At the ARIA Music Awards of 1993, the song was nominated for 'breakthrough artist single' award, but lost out to "Ordinary Angels" by Frente!.

==Video==

A video was also created. James Reyne plays a guitar with various industries in the backgrounds and Daryl Braithwaite drives a car.

==Track listings==
- CD Single
1. "Motor City (I Get Lost)" - 4:45
2. "Damn California" - 4:51

==Chart positions==

===Weekly charts===

| Chart (1992) | Peak position |
|---|---|
| Australia (ARIA) | 26 |
| New Zealand (Recorded Music NZ) | 49 |

==Sydney Buses "We're Moving Sydney" Edit==
Around 1994, the State Transit Authority of Sydney Buses introduced their "We're Moving Sydney" slogan for their advertising on television.
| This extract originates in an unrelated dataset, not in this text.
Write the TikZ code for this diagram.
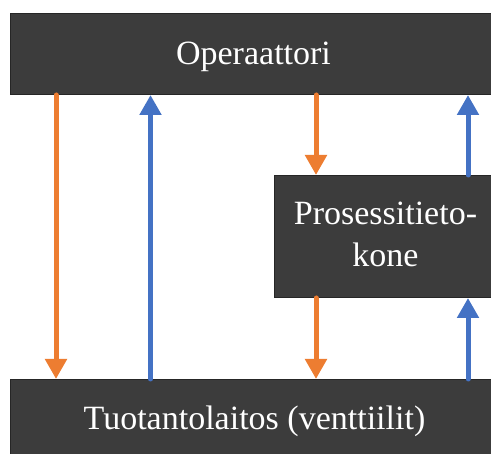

The advert featured a slightly altered version of Motor City where minor changes were made to the original lyrics to suit the theme of the advert. Most notably, the recurring lyric within the original song was changed from "Here in motor city" to "We're moving Sydney". The dubbed lyrics were still sung by both Braithwaite and Reyens together with the original instrumental backing track.